> _Goal of the exercise_:
Single out the lines that include the word "size". Copy them.

-- START Source material --

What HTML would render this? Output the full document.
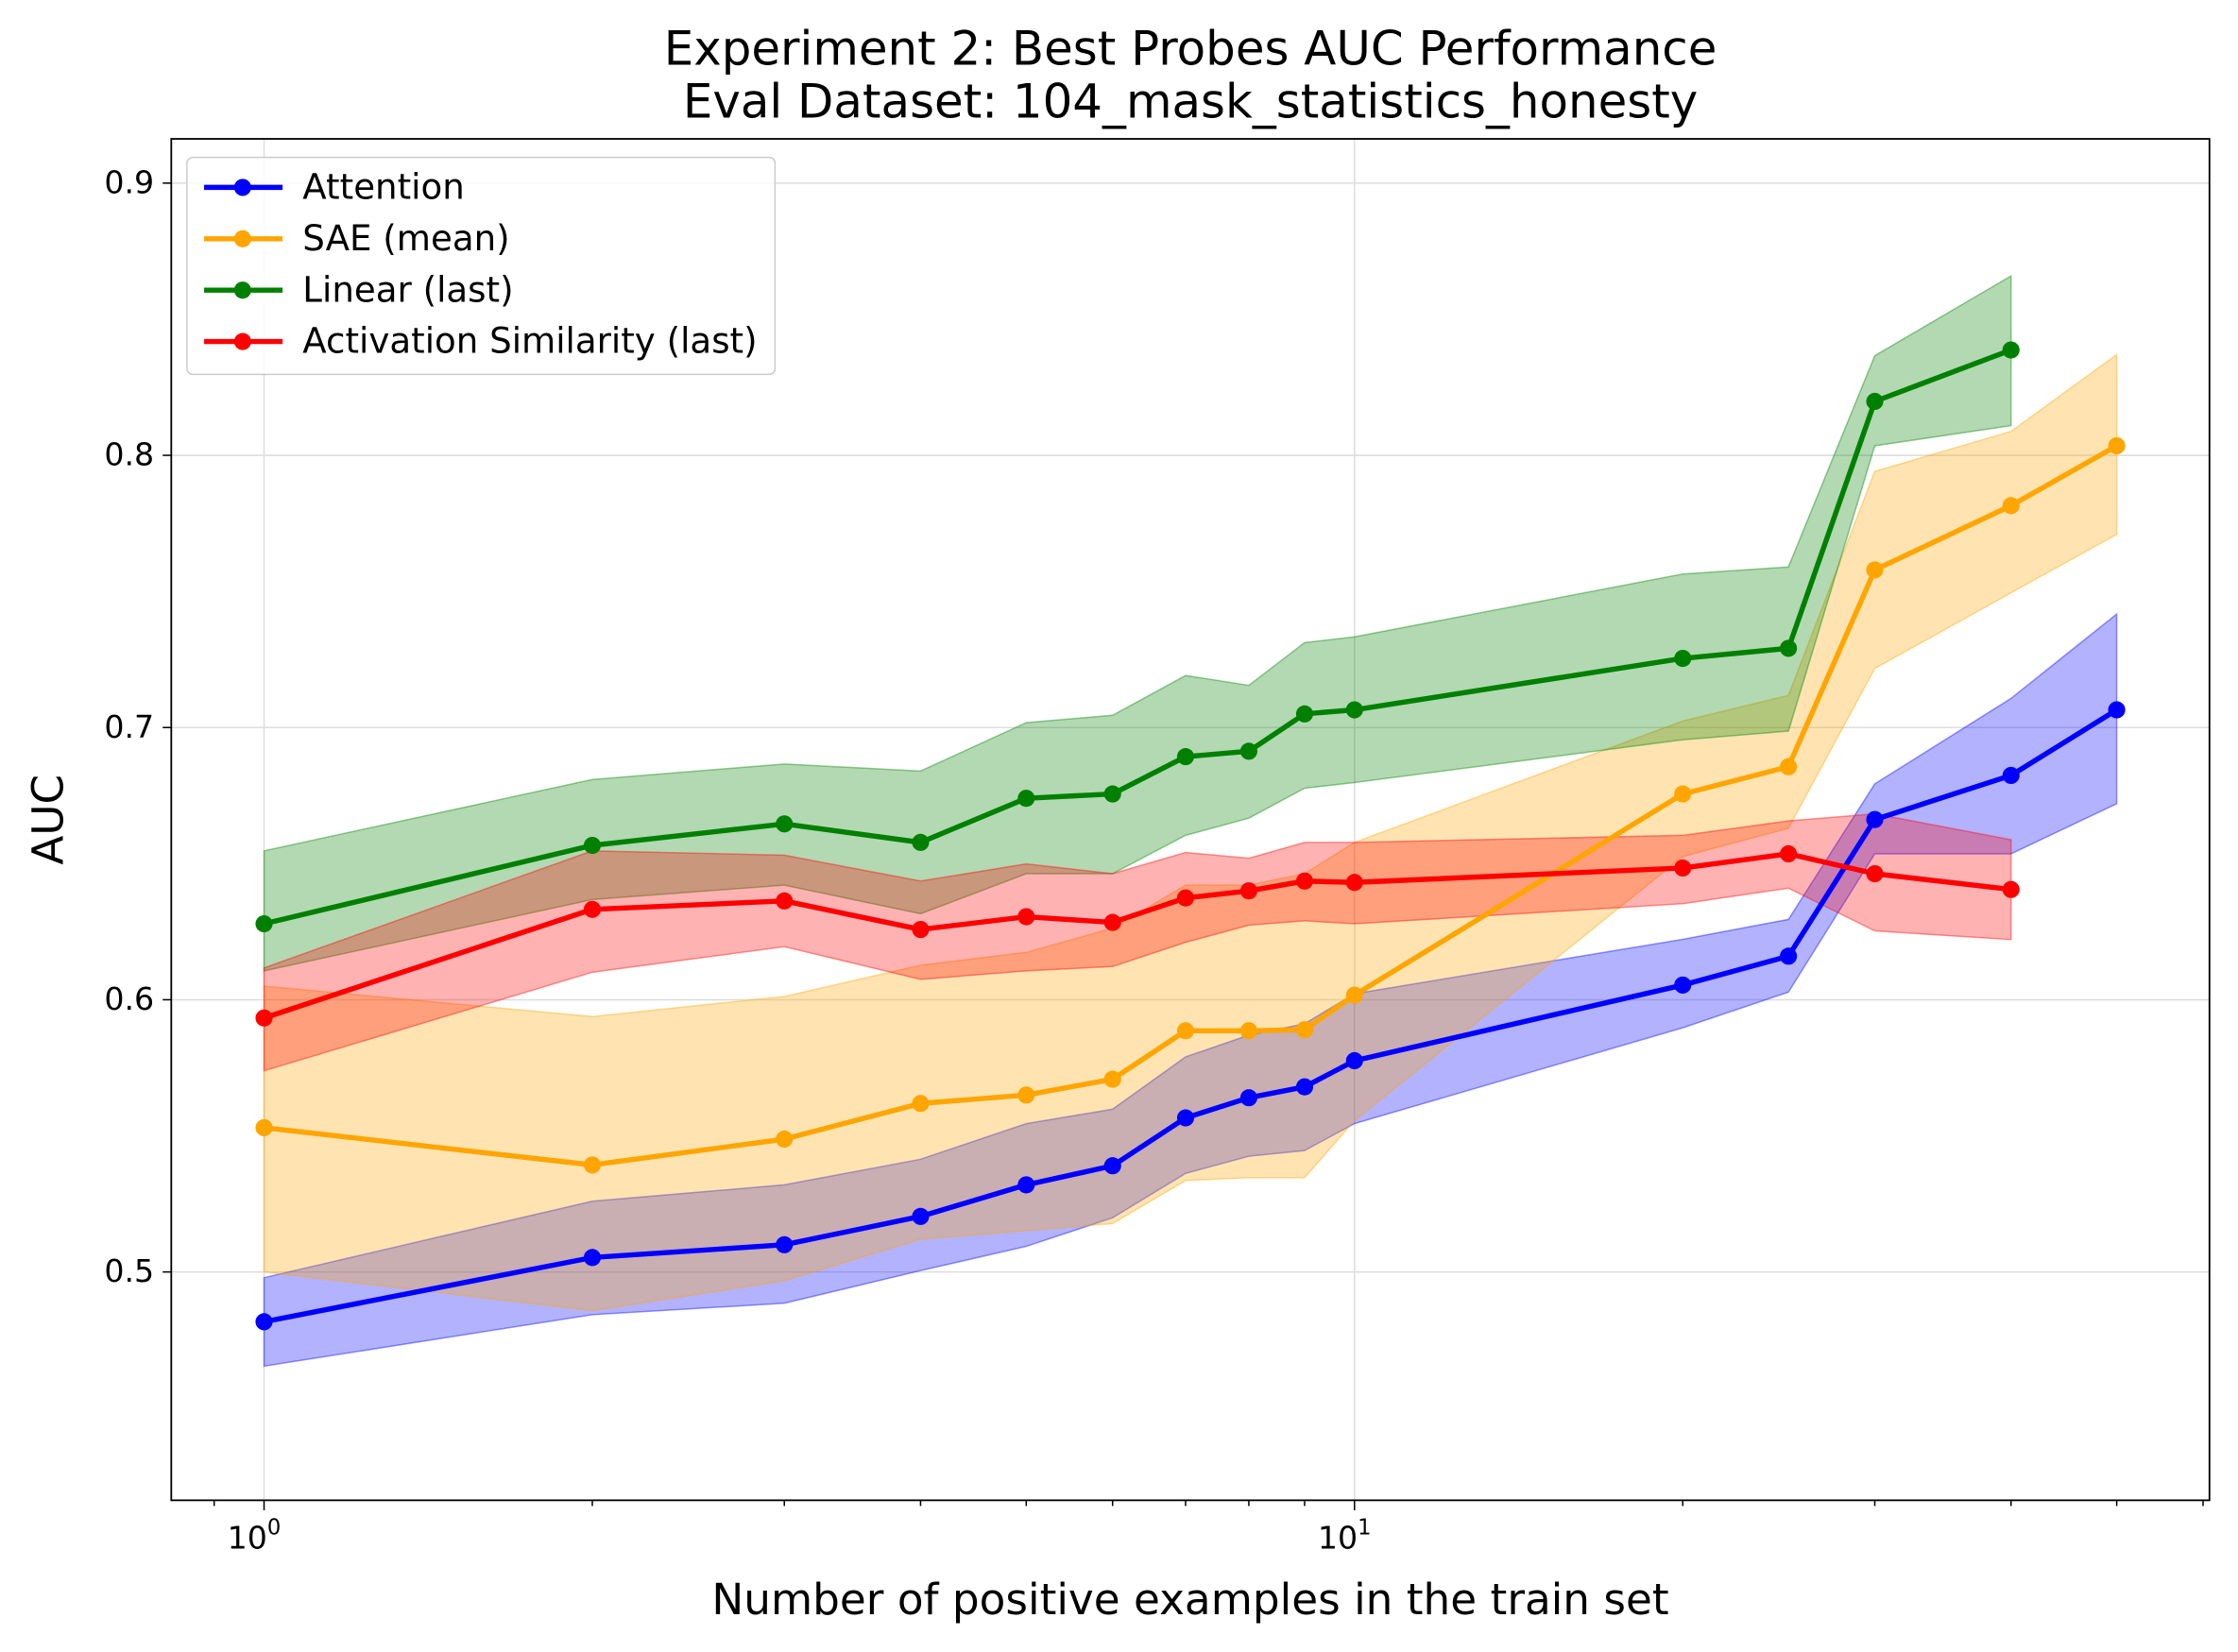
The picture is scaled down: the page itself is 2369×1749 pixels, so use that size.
<!DOCTYPE html>
<html><head><meta charset="utf-8"><style>
html,body{margin:0;padding:0;background:#fff;}
svg{display:block;font-family:"DejaVu Sans","Liberation Sans",sans-serif;}
</style></head><body>
<svg id="chart" width="2369" height="1749" viewBox="0 0 1568 1157" xmlns="http://www.w3.org/2000/svg">
<rect x="0" y="0" width="1568" height="1157" fill="#fff"/>
<text x="834" y="45" text-anchor="middle" font-size="33">Experiment 2: Best Probes AUC Performance</text>
<text x="834" y="82" text-anchor="middle" font-size="33">Eval Dataset: 104_mask_statistics_honesty</text>
<g id="grid"></g>
<g id="bands"></g>
<g id="lines"></g>
<rect x="120" y="97" width="1428" height="954" fill="none" stroke="#000" stroke-width="1.2"/>
<g id="axes"></g>
<text x="834" y="1131" text-anchor="middle" font-size="30">Number of positive examples in the train set</text>
<text transform="translate(44,574) rotate(-90)" text-anchor="middle" font-size="30">AUC</text>
<g id="legend"></g>
</svg>
<script>
const xVals=[1,2,3,4,5,6,7,8,9,10,20,25,30,40,50];
const attnMean=[0.4817,0.5053,0.510,0.5204,0.532,0.539,0.5566,0.564,0.568,0.5776,0.6054,0.616,0.6662,0.6824,0.7065];
const attnHi=[0.4979,0.526,0.532,0.5414,0.5545,0.5598,0.579,0.587,0.5912,0.6022,0.6222,0.6295,0.6793,0.7107,0.7417];
const attnLo=[0.4654,0.4843,0.4885,0.5005,0.5094,0.5199,0.5362,0.5425,0.5446,0.5545,0.5897,0.6028,0.6536,0.6536,0.672];
const saeMean=[0.553,0.5393,0.5488,0.5619,0.565,0.5708,0.5886,0.5886,0.589,0.6017,0.6756,0.6856,0.7579,0.7815,0.8035];
const saeHi=[0.605,0.5938,0.6012,0.6127,0.6174,0.6263,0.6421,0.6421,0.6463,0.6578,0.7024,0.7118,0.7941,0.8088,0.837];
const saeLo=[0.50,0.4858,0.4968,0.512,0.5152,0.5178,0.5336,0.5346,0.5346,0.5556,0.6526,0.663,0.7217,0.7495,0.771];
const linMean=[0.6279,0.6567,0.6646,0.6578,0.674,0.6756,0.6893,0.6913,0.705,0.7065,0.7254,0.7291,0.8198,0.8387];
const linHi=[0.6547,0.6809,0.6866,0.684,0.7018,0.7045,0.7191,0.7155,0.7312,0.7333,0.7564,0.759,0.8366,0.8659];
const linLo=[0.6106,0.6368,0.6421,0.6316,0.6463,0.6463,0.6604,0.6667,0.6777,0.6798,0.6955,0.6987,0.8035,0.8109];
const simMean=[0.5933,0.6332,0.6363,0.6258,0.6305,0.6284,0.6374,0.64,0.6436,0.6431,0.6484,0.6536,0.6463,0.6405];
const simHi=[0.6117,0.6547,0.6531,0.6436,0.6499,0.6463,0.6541,0.652,0.6578,0.6578,0.6604,0.6657,0.6683,0.6588];
const simLo=[0.5739,0.6101,0.6195,0.6075,0.6106,0.6122,0.6211,0.6274,0.629,0.6279,0.6353,0.641,0.6253,0.6221];
const yTicks=[0.5,0.6,0.7,0.8,0.9];
const yTickLabels=["0.5","0.6","0.7","0.8","0.9"];
const NS="http://www.w3.org/2000/svg";
function xs(v){return 185+Math.log10(v)*764;}
function ys(v){return 128+(0.9-v)*1907.5;}
function mk(tag,attrs,parent){const e=document.createElementNS(NS,tag);for(const k in attrs)e.setAttribute(k,attrs[k]);document.getElementById(parent).appendChild(e);return e;}
yTicks.forEach((t,i)=>{
  const g=mk('line',{x1:120,x2:1548,y1:ys(t),y2:ys(t),stroke:'#ddd','stroke-width':1},'grid');
  
  
  const tk=mk('line',{x1:114,x2:120,y1:ys(t),y2:ys(t),stroke:'#000'},'axes');
  
  
  const lb=mk('text',{x:108,y:ys(t)+7,'text-anchor':'end','font-size':22},'axes');
  
  
  lb.textContent=yTickLabels[i];
});
[1,10].forEach(v=>{
  const g=mk('line',{x1:xs(v),x2:xs(v),y1:97,y2:1051,stroke:'#ddd','stroke-width':1},'grid');
  
  
  const tk=mk('line',{x1:xs(v),x2:xs(v),y1:1051,y2:1058,stroke:'#000'},'axes');
  
  
  const lb=mk('text',{x:xs(v)-7,y:1085,'text-anchor':'middle','font-size':22},'axes');
  
  
  lb.textContent='10';
  const sp=mk('tspan',{dy:-10,'font-size':15},'axes');lb.appendChild(sp);sp.textContent=v===1?'0':'1';
});
[0.9,2,3,4,5,6,7,8,9,20,30,40,50,60].forEach(v=>{
  const tk=mk('line',{x1:xs(v),x2:xs(v),y1:1051,y2:1055,stroke:'#000'},'axes');
  
  
});
const series=[
 {name:'attention',label:'Attention',c:'#0000ff',m:attnMean,h:attnHi,l:attnLo},
 {name:'sae-mean',label:'SAE (mean)',c:'#ffa500',m:saeMean,h:saeHi,l:saeLo},
 {name:'linear-last',label:'Linear (last)',c:'#008000',m:linMean,h:linHi,l:linLo},
 {name:'activation-similarity',label:'Activation Similarity (last)',c:'#ff0000',m:simMean,h:simHi,l:simLo}
];
series.forEach(s=>{
  const n=s.m.length;
  let up=[],dn=[];
  for(let i=0;i<n;i++)up.push(xs(xVals[i])+','+ys(s.h[i]));
  for(let i=n-1;i>=0;i--)dn.push(xs(xVals[i])+','+ys(s.l[i]));
  const b=mk('polygon',{points:up.concat(dn).join(' '),fill:s.c,'fill-opacity':0.3,stroke:s.c,'stroke-opacity':0.4,'stroke-width':1},'bands');
  
  
});
series.forEach(s=>{
  const pts=s.m.map((v,i)=>xs(xVals[i])+','+ys(v)).join(' ');
  const l=mk('polyline',{points:pts,fill:'none',stroke:s.c,'stroke-width':3.6,'stroke-linejoin':'round'},'lines');
  
  
  s.m.forEach((v,i)=>{
    const c=mk('circle',{cx:xs(xVals[i]),cy:ys(v),r:6,fill:s.c},'lines');
    
    
  });
});
const lg=mk('rect',{x:131,y:110,width:412,height:152,rx:4,fill:'#fff','fill-opacity':0.85,stroke:'#ccc'},'legend');


series.forEach((s,i)=>{
  const y=131+i*36;
  const l=mk('line',{x1:143,x2:198,y1:y,y2:y,stroke:s.c,'stroke-width':3.6},'legend');
  
  
  const c=mk('circle',{cx:170,cy:y,r:6,fill:s.c},'legend');
  
  
  const t=mk('text',{x:212,y:y+8,'font-size':24.6},'legend');
  
  
  t.textContent=s.label;
});
</script>
</body></html>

-- END Source material --

> _Reply_:
The picture is scaled down: the page itself is 2369×1749 pixels, so use that size.
<text x="834" y="45" text-anchor="middle" font-size="33">Experiment 2: Best Probes AUC Performance</text>
<text x="834" y="82" text-anchor="middle" font-size="33">Eval Dataset: 104_mask_statistics_honesty</text>
<text x="834" y="1131" text-anchor="middle" font-size="30">Number of positive examples in the train set</text>
<text transform="translate(44,574) rotate(-90)" text-anchor="middle" font-size="30">AUC</text>
  const lb=mk('text',{x:108,y:ys(t)+7,'text-anchor':'end','font-size':22},'axes');
  const lb=mk('text',{x:xs(v)-7,y:1085,'text-anchor':'middle','font-size':22},'axes');
  const sp=mk('tspan',{dy:-10,'font-size':15},'axes');lb.appendChild(sp);sp.textContent=v===1?'0':'1';
  const t=mk('text',{x:212,y:y+8,'font-size':24.6},'legend');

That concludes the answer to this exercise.